No matter how much surfers train and how prepared they are, sometimes the waves simply do not come.
“We are dealing with nature, with something uncontrollable. It's something that we have to adapt to,” Toledo said. “Things are a little easier to control if you arrive at the skateboard park. No, I'm not diminishing any other sport. It's just as difficult. But you have a ramp, for example. In our case, where we have the pools - so I have a pool 24 hours a day to train - then it's easier. But when you're dealing with nature, then there's a lot outside your control. Different board, different wave, hot water, cold water, sand, stone. There are a lot of variables that can make the sport very dynamic.”
While he cannot control the elements, Toledo does his best to anticipate what he might face through careful observation of the waves that he surfs.
Ultimately, he said, it is how the surfer adapts to the unexpected that makes the difference.
Olympian Brisa Hennessy shares that view. Growing up in Costa Rica’s jungle and moving to Hawaii at age 9, she has surfed some of the wildest and most unpredictable waves.

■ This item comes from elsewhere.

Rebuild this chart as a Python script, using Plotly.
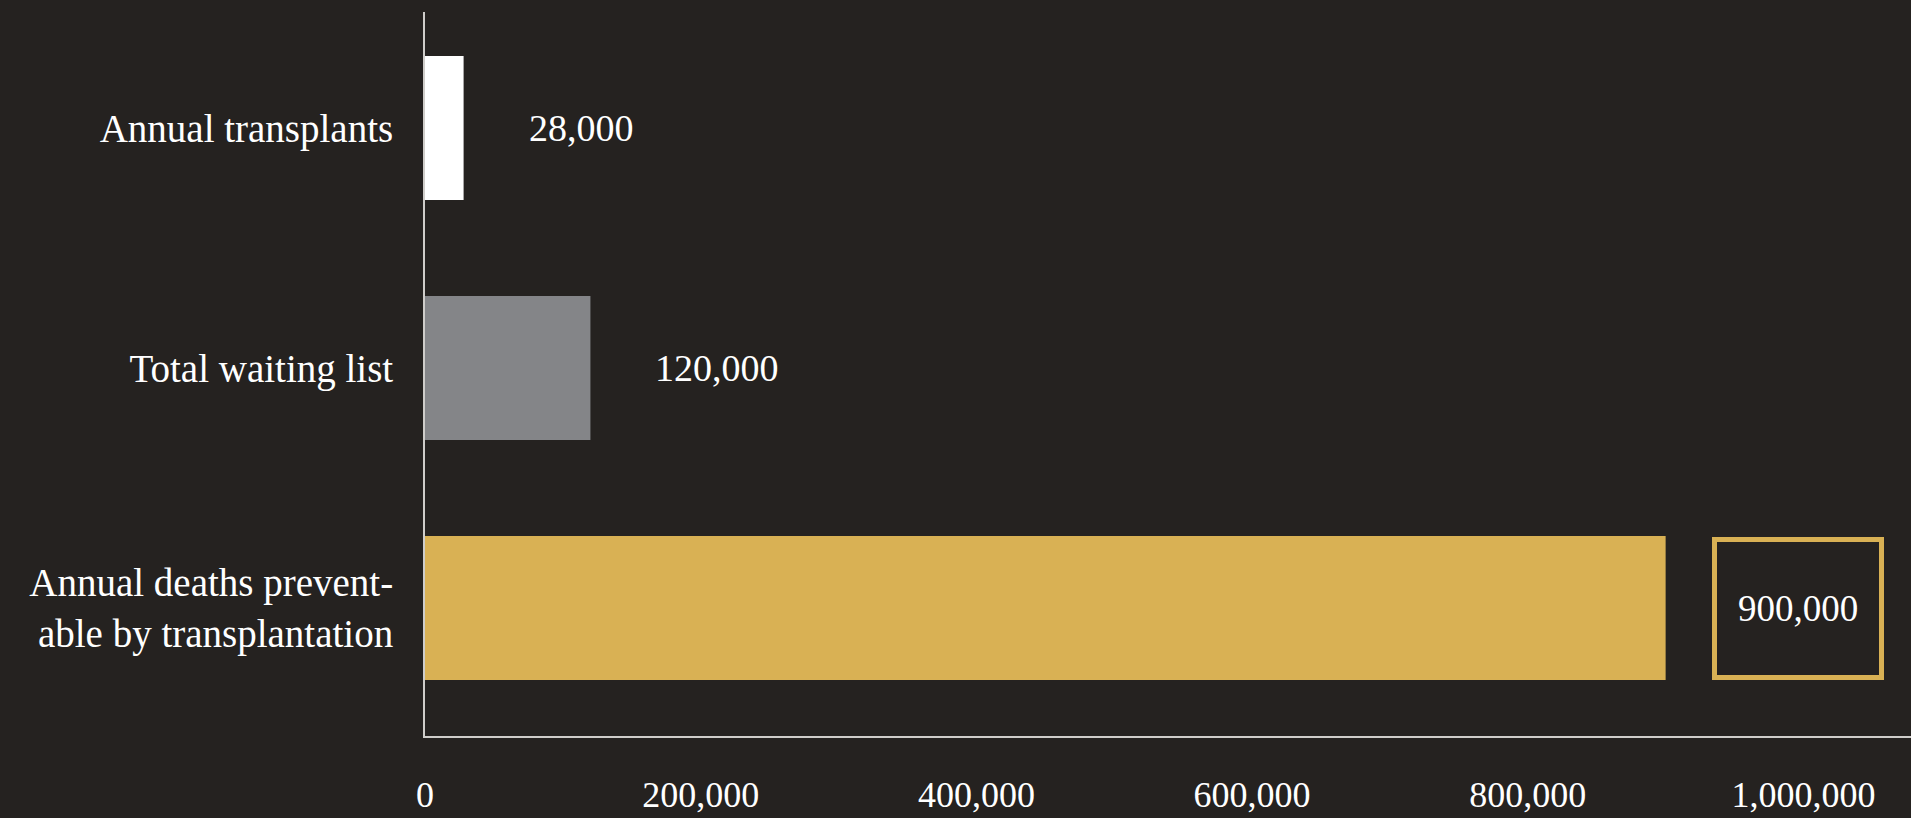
import plotly.graph_objects as go

categories = ["Annual transplants", "Total waiting list", "Annual deaths prevent-<br>able by transplantation"]
values = [28000, 120000, 900000]
value_labels = ["28,000", "120,000", "900,000"]
bar_colors = ["#ffffff", "#848588", "#d9b154"]
tick_values = [0, 200000, 400000, 600000, 800000, 1000000]
tick_labels = ["0", "200,000", "400,000", "600,000", "800,000", "1,000,000"]

BG = "#252220"
FONT = "Liberation Serif"

fig = go.Figure()
fig.add_trace(go.Bar(
    x=values, y=categories, orientation="h",
    marker=dict(color=bar_colors, line=dict(width=0)),
    width=0.6, hoverinfo="skip",
))

# value labels
for i in range(2):
    fig.add_annotation(x=values[i], y=categories[i], text=value_labels[i],
                       showarrow=False, xanchor="left", yanchor="middle",
                       xshift=63, font=dict(family=FONT, size=38, color="#ffffff"))
fig.add_annotation(x=values[2], y=categories[2], text=value_labels[2],
                   showarrow=False, xanchor="left", yanchor="middle",
                   xshift=46, yshift=0, width=162, height=133,
                   align="center", valign="middle",
                   bordercolor="#d9b154", borderwidth=5, borderpad=0,
                   font=dict(family=FONT, size=37, color="#ffffff"))

fig.update_layout(
    width=1911, height=818,
    paper_bgcolor=BG, plot_bgcolor=BG,
    margin=dict(l=425, r=0, t=12, b=82),
    showlegend=False,
    font=dict(family=FONT, color="#ffffff"),
    xaxis=dict(range=[0, 1078000], tickvals=tick_values, ticktext=tick_labels,
               showgrid=False, zeroline=False, showline=True, linecolor="#cfcdca",
               linewidth=2, ticks="", ticklabelstandoff=26, automargin=False,
               tickfont=dict(family=FONT, size=36, color="#ffffff")),
    yaxis=dict(type="category", categoryarray=categories, range=[2.533, -0.483],
               showgrid=False, zeroline=False, showline=True, linecolor="#cfcdca",
               linewidth=2, ticks="", ticklabelstandoff=22, automargin=False,
               tickfont=dict(family=FONT, size=39, color="#ffffff")),
)

fig.write_html("out.html")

“Being a surfer, change is constant. You're trying to live in the moment because that's the only way you can win. Your mentality has to be strong, way stronger than your talent,” Hennessy told Olympics.com. “Surfers have to have a stronger mind than anyone could ever imagine because the rollercoaster of emotions that you feel constantly is the most draining thing ever. But it can set you free too. If you show up to a contest and have no expectations and just go with the flow, that's when you're going to do your best. It’s a beautiful thing.”